- **EXERCISE REQUIREMENTS**
Output all the data exactly. Pictures do not belong in the copy.

- **RECORDED DATA**
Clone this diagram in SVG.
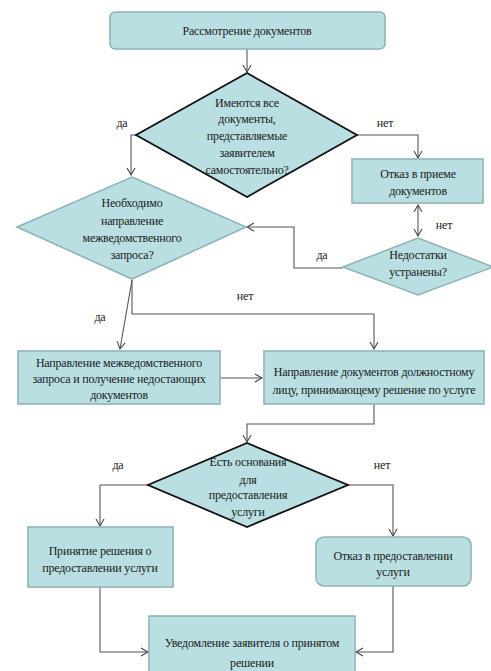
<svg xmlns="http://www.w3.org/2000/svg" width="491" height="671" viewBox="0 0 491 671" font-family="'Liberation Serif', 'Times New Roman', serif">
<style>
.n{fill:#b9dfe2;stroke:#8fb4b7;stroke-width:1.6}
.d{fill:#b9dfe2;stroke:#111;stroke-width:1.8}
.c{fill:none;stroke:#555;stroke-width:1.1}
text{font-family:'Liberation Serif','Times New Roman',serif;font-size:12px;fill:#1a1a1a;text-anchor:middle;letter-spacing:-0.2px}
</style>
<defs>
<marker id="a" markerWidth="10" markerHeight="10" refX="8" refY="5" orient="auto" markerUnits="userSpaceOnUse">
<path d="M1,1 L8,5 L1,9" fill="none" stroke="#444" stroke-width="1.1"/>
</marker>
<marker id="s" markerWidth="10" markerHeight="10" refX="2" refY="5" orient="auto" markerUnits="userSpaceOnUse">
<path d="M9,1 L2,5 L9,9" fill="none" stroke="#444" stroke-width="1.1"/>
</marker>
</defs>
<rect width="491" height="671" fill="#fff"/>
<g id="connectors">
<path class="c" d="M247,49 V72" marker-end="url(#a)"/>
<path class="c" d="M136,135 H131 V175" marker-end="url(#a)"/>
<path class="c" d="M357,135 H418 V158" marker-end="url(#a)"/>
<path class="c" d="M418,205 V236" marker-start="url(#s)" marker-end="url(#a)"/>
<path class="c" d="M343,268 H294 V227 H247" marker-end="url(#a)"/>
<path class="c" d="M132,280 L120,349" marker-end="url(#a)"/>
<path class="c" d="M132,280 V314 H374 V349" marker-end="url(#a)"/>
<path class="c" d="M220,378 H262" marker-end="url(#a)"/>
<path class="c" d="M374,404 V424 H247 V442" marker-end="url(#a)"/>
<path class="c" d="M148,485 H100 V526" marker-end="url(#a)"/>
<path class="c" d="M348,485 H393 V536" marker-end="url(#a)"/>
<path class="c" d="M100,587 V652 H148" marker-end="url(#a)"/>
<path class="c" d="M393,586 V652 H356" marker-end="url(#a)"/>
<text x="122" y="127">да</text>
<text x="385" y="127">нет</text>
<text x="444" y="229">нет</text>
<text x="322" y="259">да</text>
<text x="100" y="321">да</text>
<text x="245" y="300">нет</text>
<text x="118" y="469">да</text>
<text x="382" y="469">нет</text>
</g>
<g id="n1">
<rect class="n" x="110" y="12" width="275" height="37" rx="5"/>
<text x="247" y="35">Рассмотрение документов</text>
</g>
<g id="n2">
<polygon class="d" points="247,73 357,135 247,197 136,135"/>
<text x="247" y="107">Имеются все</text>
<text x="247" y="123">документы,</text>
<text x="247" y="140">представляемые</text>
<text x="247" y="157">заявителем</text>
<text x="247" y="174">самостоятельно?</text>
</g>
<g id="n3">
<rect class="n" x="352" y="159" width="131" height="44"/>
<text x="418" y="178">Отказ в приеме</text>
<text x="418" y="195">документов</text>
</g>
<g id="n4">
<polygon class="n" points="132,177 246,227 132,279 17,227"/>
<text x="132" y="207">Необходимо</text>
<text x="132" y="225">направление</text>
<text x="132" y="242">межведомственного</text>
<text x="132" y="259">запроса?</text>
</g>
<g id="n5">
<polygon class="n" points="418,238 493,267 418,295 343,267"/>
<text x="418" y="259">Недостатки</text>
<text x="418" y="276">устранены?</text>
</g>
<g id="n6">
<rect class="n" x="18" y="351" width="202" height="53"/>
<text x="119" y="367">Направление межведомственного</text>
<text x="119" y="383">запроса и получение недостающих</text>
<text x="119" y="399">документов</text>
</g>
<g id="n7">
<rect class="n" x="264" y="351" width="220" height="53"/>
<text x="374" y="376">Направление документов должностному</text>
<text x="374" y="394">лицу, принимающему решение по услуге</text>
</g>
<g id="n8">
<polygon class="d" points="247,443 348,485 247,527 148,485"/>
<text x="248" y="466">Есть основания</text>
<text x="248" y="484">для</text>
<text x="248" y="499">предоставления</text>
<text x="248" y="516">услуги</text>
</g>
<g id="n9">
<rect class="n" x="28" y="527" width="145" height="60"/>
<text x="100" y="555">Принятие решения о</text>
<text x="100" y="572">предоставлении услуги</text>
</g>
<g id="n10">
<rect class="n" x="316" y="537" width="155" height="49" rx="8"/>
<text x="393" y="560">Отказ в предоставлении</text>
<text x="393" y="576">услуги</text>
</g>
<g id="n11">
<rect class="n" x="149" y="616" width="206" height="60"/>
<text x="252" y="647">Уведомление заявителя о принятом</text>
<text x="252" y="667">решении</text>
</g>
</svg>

- **EXPECTED ANSWER**
Clone this diagram in SVG.
<svg xmlns="http://www.w3.org/2000/svg" width="491" height="671" viewBox="0 0 491 671" font-family="'Liberation Serif', 'Times New Roman', serif">
<style>
.n{fill:#b9dfe2;stroke:#8fb4b7;stroke-width:1.6}
.d{fill:#b9dfe2;stroke:#111;stroke-width:1.8}
.c{fill:none;stroke:#555;stroke-width:1.1}
text{font-family:'Liberation Serif','Times New Roman',serif;font-size:12px;fill:#1a1a1a;text-anchor:middle;letter-spacing:-0.2px}
</style>
<defs>
<marker id="a" markerWidth="10" markerHeight="10" refX="8" refY="5" orient="auto" markerUnits="userSpaceOnUse">
<path d="M1,1 L8,5 L1,9" fill="none" stroke="#444" stroke-width="1.1"/>
</marker>
<marker id="s" markerWidth="10" markerHeight="10" refX="2" refY="5" orient="auto" markerUnits="userSpaceOnUse">
<path d="M9,1 L2,5 L9,9" fill="none" stroke="#444" stroke-width="1.1"/>
</marker>
</defs>
<rect width="491" height="671" fill="#fff"/>
<g id="connectors">
<path class="c" d="M247,49 V72" marker-end="url(#a)"/>
<path class="c" d="M136,135 H131 V175" marker-end="url(#a)"/>
<path class="c" d="M357,135 H418 V158" marker-end="url(#a)"/>
<path class="c" d="M418,205 V236" marker-start="url(#s)" marker-end="url(#a)"/>
<path class="c" d="M343,268 H294 V227 H247" marker-end="url(#a)"/>
<path class="c" d="M132,280 L120,349" marker-end="url(#a)"/>
<path class="c" d="M132,280 V314 H374 V349" marker-end="url(#a)"/>
<path class="c" d="M220,378 H262" marker-end="url(#a)"/>
<path class="c" d="M374,404 V424 H247 V442" marker-end="url(#a)"/>
<path class="c" d="M148,485 H100 V526" marker-end="url(#a)"/>
<path class="c" d="M348,485 H393 V536" marker-end="url(#a)"/>
<path class="c" d="M100,587 V652 H148" marker-end="url(#a)"/>
<path class="c" d="M393,586 V652 H356" marker-end="url(#a)"/>
<text x="122" y="127">да</text>
<text x="385" y="127">нет</text>
<text x="444" y="229">нет</text>
<text x="322" y="259">да</text>
<text x="100" y="321">да</text>
<text x="245" y="300">нет</text>
<text x="118" y="469">да</text>
<text x="382" y="469">нет</text>
</g>
<g id="n1">
<rect class="n" x="110" y="12" width="275" height="37" rx="5"/>
<text x="247" y="35">Рассмотрение документов</text>
</g>
<g id="n2">
<polygon class="d" points="247,73 357,135 247,197 136,135"/>
<text x="247" y="107">Имеются все</text>
<text x="247" y="123">документы,</text>
<text x="247" y="140">представляемые</text>
<text x="247" y="157">заявителем</text>
<text x="247" y="174">самостоятельно?</text>
</g>
<g id="n3">
<rect class="n" x="352" y="159" width="131" height="44"/>
<text x="418" y="178">Отказ в приеме</text>
<text x="418" y="195">документов</text>
</g>
<g id="n4">
<polygon class="n" points="132,177 246,227 132,279 17,227"/>
<text x="132" y="207">Необходимо</text>
<text x="132" y="225">направление</text>
<text x="132" y="242">межведомственного</text>
<text x="132" y="259">запроса?</text>
</g>
<g id="n5">
<polygon class="n" points="418,238 493,267 418,295 343,267"/>
<text x="418" y="259">Недостатки</text>
<text x="418" y="276">устранены?</text>
</g>
<g id="n6">
<rect class="n" x="18" y="351" width="202" height="53"/>
<text x="119" y="367">Направление межведомственного</text>
<text x="119" y="383">запроса и получение недостающих</text>
<text x="119" y="399">документов</text>
</g>
<g id="n7">
<rect class="n" x="264" y="351" width="220" height="53"/>
<text x="374" y="376">Направление документов должностному</text>
<text x="374" y="394">лицу, принимающему решение по услуге</text>
</g>
<g id="n8">
<polygon class="d" points="247,443 348,485 247,527 148,485"/>
<text x="248" y="466">Есть основания</text>
<text x="248" y="484">для</text>
<text x="248" y="499">предоставления</text>
<text x="248" y="516">услуги</text>
</g>
<g id="n9">
<rect class="n" x="28" y="527" width="145" height="60"/>
<text x="100" y="555">Принятие решения о</text>
<text x="100" y="572">предоставлении услуги</text>
</g>
<g id="n10">
<rect class="n" x="316" y="537" width="155" height="49" rx="8"/>
<text x="393" y="560">Отказ в предоставлении</text>
<text x="393" y="576">услуги</text>
</g>
<g id="n11">
<rect class="n" x="149" y="616" width="206" height="60"/>
<text x="252" y="647">Уведомление заявителя о принятом</text>
<text x="252" y="667">решении</text>
</g>
</svg>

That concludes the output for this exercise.